07 Dec 2015

Piloting and Crisis Management

Piloting and Crisis Management

Imagine the plane you are piloting as the company and you serve as its CEO. It’s your duty to set strategy, maintain direction, establish a culture, and remain in control in all situations, especially crises. There are great benefits in learning crisis management, giving you experience and training to handle many predicaments encountered in the air. Pilot Kim Green goes over three major points as to why she’s thankful for crisis management training in an article for Fast Company.


1. Emergency Checklists Mattermaster caution blog2

Of course nobody wants to focus on negative possibilities, but it is best to consider and prepare for all outcomes through practice. By going over emergency procedures in the air, you will be prepared when something happens.

Kim Green talks about an issue during an instruction one evening when the green nose-wheel light wasn’t illuminated. Her instructor, Volken, remained calm and went through the procedures as normal though they ultimately needed to perform an emergency landing.

Green states, “I was in awe of him. Throughout the lesson, I’d followed his lead. He appeared confident and unruffled, so I concluded that this situation called for deliberate action, not for fear.”
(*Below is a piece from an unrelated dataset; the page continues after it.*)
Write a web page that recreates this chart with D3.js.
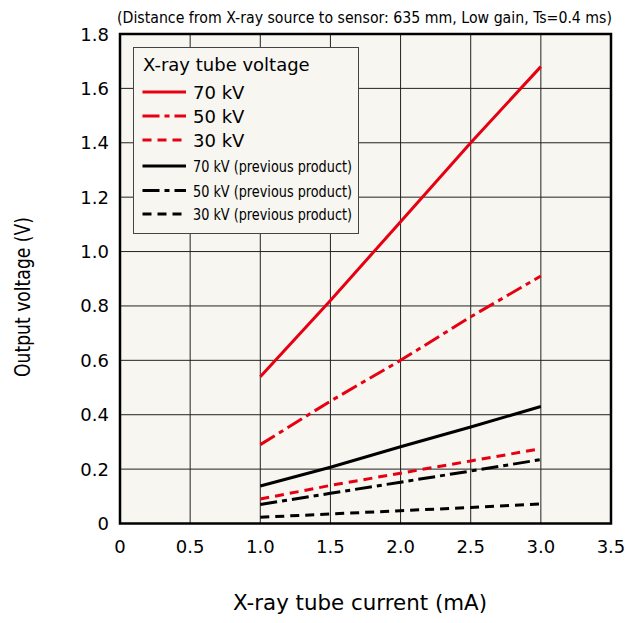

Practicing the checklist for emergency landings many times, even when there was no such need, Green and Volken knew what to do when it happened.

2. “Fake It ‘Til You Make It”

Volken kept his cool by going through his emergency checklist with Green. He acted as though nothing different was going on because he practiced his procedures numerous times before.

By knowing your emergency procedures thoroughly, you can maintain your composure during a crisis. Many claim that “faking it until you make it” means feigning experience. In reality, if you know what you’re doing, you can pretend you’re not scared in order to remain calm and see all crises to the end, thus showing competence to your crew and keeping them relaxed.

3. Eliminate Surprises and Plan for Others

Reviewing procedures and remaining calm – even if you’re not – are great habits, but there are times when you need to see what happens when things go wrong to plan ahead for future mishaps.

For example, Kim Green attended a two-day spin-training course. By experiencing the lurching in the twists and turns in the air, and seeing the way her instruments would read during such an event, Green knew how to prepare herself for any possible experiences in the future.

Flying can be exhilarating, but it isn’t as thrilling as one may think. In fact, a good pilot is planning for any future outcomes, even when nothing is going wrong, all thanks to practice.